Sorting through the massive amount of correspondence was an enormous task. Ostrand-Rosenberg, Boehling, and Larkey copied the letters together, and collectively built upon the database that Deborah Gayle had begun.

“We had some 600 letters to work with,” Boehling recalls. “One spring break, (Uta and I) spent the whole time going through the letters.”

“We stood at the copy machine at UMBC for hours, copying letters,” Larkey recalls.

Not an Ordinary Research Project

The grunt work of collecting, sorting and copying letters – and pursuing their context through other avenues – yielded a useful and unique contribution to Holocaust scholarship. But it also became a richly personal and moving experience for the researchers and for the woman who first set them on the trail of her family history.

“When I would read a particularly emotional letter, I would find myself in tears,” acknowledges Boehling, who grew so close to the book project she said she began having dreams about its subjects.

A number of the letters are indeed heartbreaking, such as this one that Ostrand-Rosenberg’s grandmother Selma wrote to a friend from a so-called “communal camp” in Cologne in 1942:

Now our fate has also been decided. We will have to move into the barracks on 18 February. I am hoping for a little reprieve (Galgenfrist), but all living quarters have to be vacated by the end of the month. You can imagine our mood, I don’t want to say more about that, but hope that now one won’t lose the nerve to survive this time. Only the hope that it will get better for us…

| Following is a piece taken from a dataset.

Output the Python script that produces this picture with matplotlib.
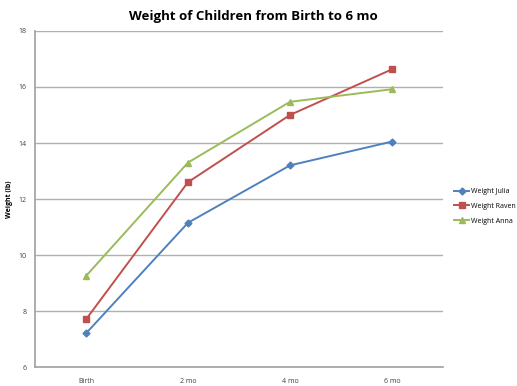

The research project also galvanized and inspired Ostrand-Rosenberg’s family. Gideon Sella, Ostrand-Rosenberg’s first cousin and a photographer in Tel Aviv, photographed Selma’s letters, then ripped them apart and artistically arranged them into an oversized collage.

Larkey felt “overwhelmed” when Sella shared his artwork—both by the powerful statement it made, and by seeing the handwriting that she had worked with so extensively. Fittingly, the cover of the book contains a piece of Sella’s collage.

Ostrand-Rosenberg feels gratitude at having the story that began with a brown cardboard box told at last. “I will be forever indebted to Rebecca and Uta for giving me what happened,” she says. “I never would have known it otherwise.”

Boehling also sees the book not only as a scholarly endeavor, but as a recovery of family memory. “I think the book won’t be just for her [Ostrand-Rosenberg], but for her children and grandchildren, as a way of getting to know that part of the family that none of them ever shared.”